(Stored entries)
========
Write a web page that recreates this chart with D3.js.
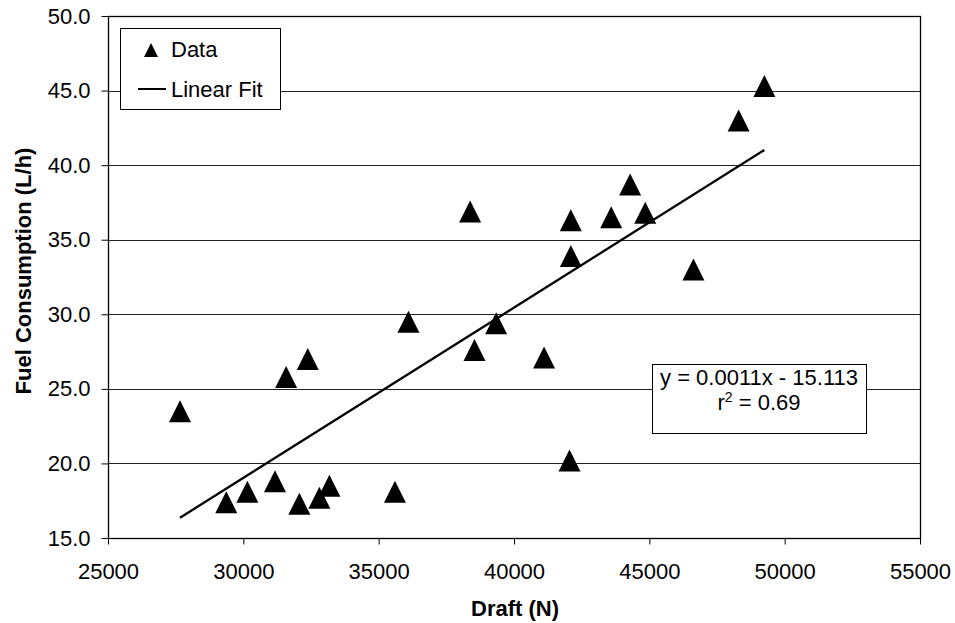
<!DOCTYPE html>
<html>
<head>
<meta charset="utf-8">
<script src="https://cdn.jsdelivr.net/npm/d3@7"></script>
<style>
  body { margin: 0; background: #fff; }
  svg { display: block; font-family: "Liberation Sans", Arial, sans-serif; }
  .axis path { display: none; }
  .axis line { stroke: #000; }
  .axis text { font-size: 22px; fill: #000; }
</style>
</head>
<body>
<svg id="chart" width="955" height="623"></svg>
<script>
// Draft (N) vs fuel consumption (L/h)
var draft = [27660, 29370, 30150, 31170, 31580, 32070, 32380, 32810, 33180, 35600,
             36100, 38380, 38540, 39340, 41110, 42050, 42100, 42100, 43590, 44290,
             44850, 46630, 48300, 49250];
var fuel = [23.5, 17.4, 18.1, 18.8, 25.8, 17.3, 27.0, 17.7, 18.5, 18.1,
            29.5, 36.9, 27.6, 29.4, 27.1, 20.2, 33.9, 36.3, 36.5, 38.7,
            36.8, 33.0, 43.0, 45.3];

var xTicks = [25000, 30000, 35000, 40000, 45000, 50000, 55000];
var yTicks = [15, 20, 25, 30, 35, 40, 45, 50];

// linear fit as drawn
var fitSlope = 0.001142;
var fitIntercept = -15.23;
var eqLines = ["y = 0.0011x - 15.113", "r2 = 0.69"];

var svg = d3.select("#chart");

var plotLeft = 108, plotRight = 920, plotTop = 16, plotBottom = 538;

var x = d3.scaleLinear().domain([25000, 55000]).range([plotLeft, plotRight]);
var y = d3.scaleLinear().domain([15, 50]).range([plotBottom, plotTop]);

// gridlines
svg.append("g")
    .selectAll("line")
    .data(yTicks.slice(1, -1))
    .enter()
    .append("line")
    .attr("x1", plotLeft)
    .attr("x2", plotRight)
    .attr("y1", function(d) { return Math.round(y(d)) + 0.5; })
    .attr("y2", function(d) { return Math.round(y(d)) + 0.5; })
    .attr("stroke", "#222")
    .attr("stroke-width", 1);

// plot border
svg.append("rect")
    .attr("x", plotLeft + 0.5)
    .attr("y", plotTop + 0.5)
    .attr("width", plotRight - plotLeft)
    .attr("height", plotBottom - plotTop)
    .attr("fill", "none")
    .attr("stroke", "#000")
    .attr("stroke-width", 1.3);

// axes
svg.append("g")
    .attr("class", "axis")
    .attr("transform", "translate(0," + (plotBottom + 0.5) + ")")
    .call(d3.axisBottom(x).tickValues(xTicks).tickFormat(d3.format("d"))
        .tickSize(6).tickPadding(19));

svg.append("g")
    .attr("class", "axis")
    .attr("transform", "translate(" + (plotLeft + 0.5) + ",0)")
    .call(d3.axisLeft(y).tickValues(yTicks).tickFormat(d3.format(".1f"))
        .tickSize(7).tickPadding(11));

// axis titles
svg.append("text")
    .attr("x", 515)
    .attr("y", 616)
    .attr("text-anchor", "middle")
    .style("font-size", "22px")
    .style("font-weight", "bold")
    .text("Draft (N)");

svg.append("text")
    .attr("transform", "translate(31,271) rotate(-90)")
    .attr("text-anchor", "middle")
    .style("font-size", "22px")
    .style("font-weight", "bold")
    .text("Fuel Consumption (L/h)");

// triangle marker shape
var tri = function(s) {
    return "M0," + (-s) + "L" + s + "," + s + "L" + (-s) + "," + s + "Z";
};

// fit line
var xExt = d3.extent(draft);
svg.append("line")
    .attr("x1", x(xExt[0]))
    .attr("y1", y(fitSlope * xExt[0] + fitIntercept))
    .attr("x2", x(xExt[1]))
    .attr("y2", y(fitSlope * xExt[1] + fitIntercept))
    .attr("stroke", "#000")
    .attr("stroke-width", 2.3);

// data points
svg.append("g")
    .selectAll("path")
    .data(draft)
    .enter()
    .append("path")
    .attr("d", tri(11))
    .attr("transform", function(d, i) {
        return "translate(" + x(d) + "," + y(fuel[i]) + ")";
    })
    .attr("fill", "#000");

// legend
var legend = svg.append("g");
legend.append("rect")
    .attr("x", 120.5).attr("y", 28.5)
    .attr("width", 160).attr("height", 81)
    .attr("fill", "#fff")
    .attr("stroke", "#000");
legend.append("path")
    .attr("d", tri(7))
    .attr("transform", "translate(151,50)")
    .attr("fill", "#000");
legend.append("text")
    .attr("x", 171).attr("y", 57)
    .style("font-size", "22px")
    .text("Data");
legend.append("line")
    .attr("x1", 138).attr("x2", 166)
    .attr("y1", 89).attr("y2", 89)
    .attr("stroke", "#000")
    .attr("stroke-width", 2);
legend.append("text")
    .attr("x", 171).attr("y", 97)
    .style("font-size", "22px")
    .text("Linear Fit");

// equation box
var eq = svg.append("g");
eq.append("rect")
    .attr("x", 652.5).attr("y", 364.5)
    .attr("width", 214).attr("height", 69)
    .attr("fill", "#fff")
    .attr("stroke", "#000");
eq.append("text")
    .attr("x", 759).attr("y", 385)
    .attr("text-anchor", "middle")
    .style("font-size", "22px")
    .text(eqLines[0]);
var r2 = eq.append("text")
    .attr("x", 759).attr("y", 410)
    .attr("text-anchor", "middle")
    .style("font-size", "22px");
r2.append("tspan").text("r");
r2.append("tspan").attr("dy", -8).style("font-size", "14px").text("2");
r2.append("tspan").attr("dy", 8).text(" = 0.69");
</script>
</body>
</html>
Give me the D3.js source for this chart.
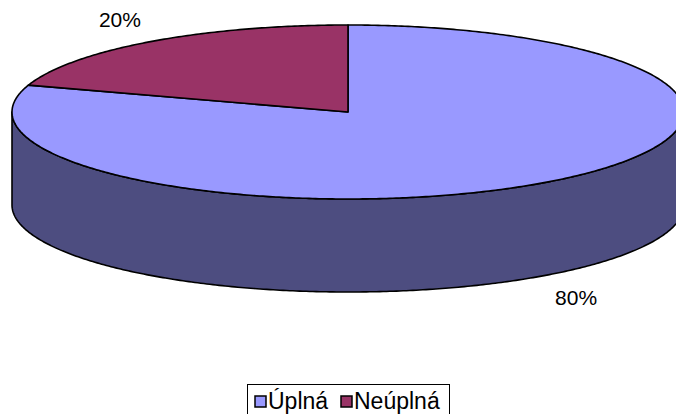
========
# Directions
Write the lines above out again exactly, without any of their pictures.

# Written response
Write a web page that recreates this chart with D3.js.
<!DOCTYPE html>
<html>
<head>
<meta charset="utf-8">
<script src="https://cdn.jsdelivr.net/npm/d3@7"></script>
<style>
  body { margin: 0; background: #fff; }
  svg { display: block; font-family: "Liberation Sans", Arial, sans-serif; }
  .axis path { display: none; }
  .axis line { stroke: #000; }
  .axis text { font-size: 22px; fill: #000; }
</style>
</head>
<body>
<svg id="chart" width="955" height="623"></svg>
<script>
// Draft (N) vs fuel consumption (L/h)
var draft = [27660, 29370, 30150, 31170, 31580, 32070, 32380, 32810, 33180, 35600,
             36100, 38380, 38540, 39340, 41110, 42050, 42100, 42100, 43590, 44290,
             44850, 46630, 48300, 49250];
var fuel = [23.5, 17.4, 18.1, 18.8, 25.8, 17.3, 27.0, 17.7, 18.5, 18.1,
            29.5, 36.9, 27.6, 29.4, 27.1, 20.2, 33.9, 36.3, 36.5, 38.7,
            36.8, 33.0, 43.0, 45.3];

var xTicks = [25000, 30000, 35000, 40000, 45000, 50000, 55000];
var yTicks = [15, 20, 25, 30, 35, 40, 45, 50];

// linear fit as drawn
var fitSlope = 0.001142;
var fitIntercept = -15.23;
var eqLines = ["y = 0.0011x - 15.113", "r2 = 0.69"];

var svg = d3.select("#chart");

var plotLeft = 108, plotRight = 920, plotTop = 16, plotBottom = 538;

var x = d3.scaleLinear().domain([25000, 55000]).range([plotLeft, plotRight]);
var y = d3.scaleLinear().domain([15, 50]).range([plotBottom, plotTop]);

// gridlines
svg.append("g")
    .selectAll("line")
    .data(yTicks.slice(1, -1))
    .enter()
    .append("line")
    .attr("x1", plotLeft)
    .attr("x2", plotRight)
    .attr("y1", function(d) { return Math.round(y(d)) + 0.5; })
    .attr("y2", function(d) { return Math.round(y(d)) + 0.5; })
    .attr("stroke", "#222")
    .attr("stroke-width", 1);

// plot border
svg.append("rect")
    .attr("x", plotLeft + 0.5)
    .attr("y", plotTop + 0.5)
    .attr("width", plotRight - plotLeft)
    .attr("height", plotBottom - plotTop)
    .attr("fill", "none")
    .attr("stroke", "#000")
    .attr("stroke-width", 1.3);

// axes
svg.append("g")
    .attr("class", "axis")
    .attr("transform", "translate(0," + (plotBottom + 0.5) + ")")
    .call(d3.axisBottom(x).tickValues(xTicks).tickFormat(d3.format("d"))
        .tickSize(6).tickPadding(19));

svg.append("g")
    .attr("class", "axis")
    .attr("transform", "translate(" + (plotLeft + 0.5) + ",0)")
    .call(d3.axisLeft(y).tickValues(yTicks).tickFormat(d3.format(".1f"))
        .tickSize(7).tickPadding(11));

// axis titles
svg.append("text")
    .attr("x", 515)
    .attr("y", 616)
    .attr("text-anchor", "middle")
    .style("font-size", "22px")
    .style("font-weight", "bold")
    .text("Draft (N)");

svg.append("text")
    .attr("transform", "translate(31,271) rotate(-90)")
    .attr("text-anchor", "middle")
    .style("font-size", "22px")
    .style("font-weight", "bold")
    .text("Fuel Consumption (L/h)");

// triangle marker shape
var tri = function(s) {
    return "M0," + (-s) + "L" + s + "," + s + "L" + (-s) + "," + s + "Z";
};

// fit line
var xExt = d3.extent(draft);
svg.append("line")
    .attr("x1", x(xExt[0]))
    .attr("y1", y(fitSlope * xExt[0] + fitIntercept))
    .attr("x2", x(xExt[1]))
    .attr("y2", y(fitSlope * xExt[1] + fitIntercept))
    .attr("stroke", "#000")
    .attr("stroke-width", 2.3);

// data points
svg.append("g")
    .selectAll("path")
    .data(draft)
    .enter()
    .append("path")
    .attr("d", tri(11))
    .attr("transform", function(d, i) {
        return "translate(" + x(d) + "," + y(fuel[i]) + ")";
    })
    .attr("fill", "#000");

// legend
var legend = svg.append("g");
legend.append("rect")
    .attr("x", 120.5).attr("y", 28.5)
    .attr("width", 160).attr("height", 81)
    .attr("fill", "#fff")
    .attr("stroke", "#000");
legend.append("path")
    .attr("d", tri(7))
    .attr("transform", "translate(151,50)")
    .attr("fill", "#000");
legend.append("text")
    .attr("x", 171).attr("y", 57)
    .style("font-size", "22px")
    .text("Data");
legend.append("line")
    .attr("x1", 138).attr("x2", 166)
    .attr("y1", 89).attr("y2", 89)
    .attr("stroke", "#000")
    .attr("stroke-width", 2);
legend.append("text")
    .attr("x", 171).attr("y", 97)
    .style("font-size", "22px")
    .text("Linear Fit");

// equation box
var eq = svg.append("g");
eq.append("rect")
    .attr("x", 652.5).attr("y", 364.5)
    .attr("width", 214).attr("height", 69)
    .attr("fill", "#fff")
    .attr("stroke", "#000");
eq.append("text")
    .attr("x", 759).attr("y", 385)
    .attr("text-anchor", "middle")
    .style("font-size", "22px")
    .text(eqLines[0]);
var r2 = eq.append("text")
    .attr("x", 759).attr("y", 410)
    .attr("text-anchor", "middle")
    .style("font-size", "22px");
r2.append("tspan").text("r");
r2.append("tspan").attr("dy", -8).style("font-size", "14px").text("2");
r2.append("tspan").attr("dy", 8).text(" = 0.69");
</script>
</body>
</html>
Give me the D3.js source for this chart.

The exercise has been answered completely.